Не хочу быть полководцем - страница 15

Шрифт
Интервал


Вторично вспомнила она о том, что гостя надо пригласить в дом, аж через полчаса, не раньше, начала вновь извиняться и опять попыталась поклониться, но я снова ее удержал.

Тут Аксинья Васильевна явно решила перейти на третий круг причитаний и вновь стала говорить о праведниках и несправедливом устройстве жизни, хотя ей самой грех жаловаться, потому как она с Димитрием Ивановичем почти тридцать годков душа в душу, за что господу, само собой, спасибо и низкий поклон, и ежели бы всевышний даровал им детишек, то была бы и вовсе не жизнь, а разлюли малина, но, чтоб все хорошо и нигде плохо, не бывает, а потому…

Словом, каюсь. Возможно, я перебил ее на самом интересном месте, будто не мог из вежливости постоять еще пару часиков. Такой уж ей достался нетерпеливый гость, который не просто прервал словоохотливую хозяйку, но и, набравшись наглости, непринужденным тоном сам пригласил ее в дом.
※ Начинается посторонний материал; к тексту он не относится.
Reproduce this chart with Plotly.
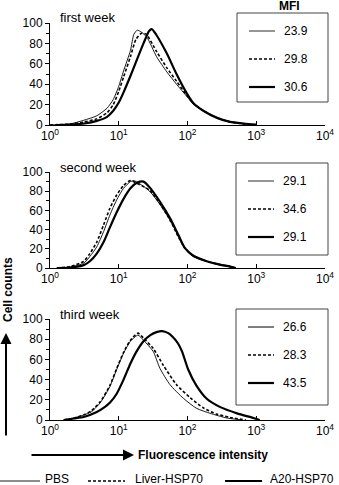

А куда деваться – иначе так и стоял бы до самого вечера во дворе.

Но даже после моего приглашения сразу зайти все равно не получилось – еще минут десять она распоряжалась, кого где из моих холопов разместить, потому как народ у меня молодой, до озорства охочий, а блуда она у себя во дворе нипочем не потерпит, потому как это смертный грех, а Христос хоть и заступился за блудницу, но опосля…

К сожалению, Библию она знала хорошо. Даже слишком хорошо… Словом, прошло еще полчаса, пока мы зашли наконец в дом.

К тому времени я успел вспомнить все пословицы и поговорки, убедившись в их абсолютной достоверности и жизненности. А еще актуальности. Воистину «бабу не переговоришь», «волос у нее долог, а язык еще длиннее», «бабья вранья и на свинье не объедешь», «бабий роток не заткнешь ни пирогом, ни рукавом» и вообще «три бабы – базар, а семь – ярмарка». Хотя нет, в последнюю присказку я бы внес существенное изменение – такой, как Аксинья Васильевна, достаточно всего одного слушателя, и все – тут тебе и базар, и ярмарка. Купцы в торговых рядах на Пожаре, то бишь на будущей Красной площади, обзавидовались бы, услышав, как долго и складно может говорить человек.

В доме она тоже не молчала. Разве лишь перешла на шепот, поскольку Димитрий Иванович тока-тока заснул, а до того две ночи кричал криком от нутряных болей, и посылать с небес такие муки праведнику вовсе негоже, а если это последнее испытание, яко Иову многострадальному, то все одно ни к чему, ибо лишнее, потому как он и без того натерпелся в своей жизни всякого, в том числе и болезней, ан ни разу ни в чем господа не попрекнул и умалить его страдания не просил, как бы тяжко ему ни приходилось.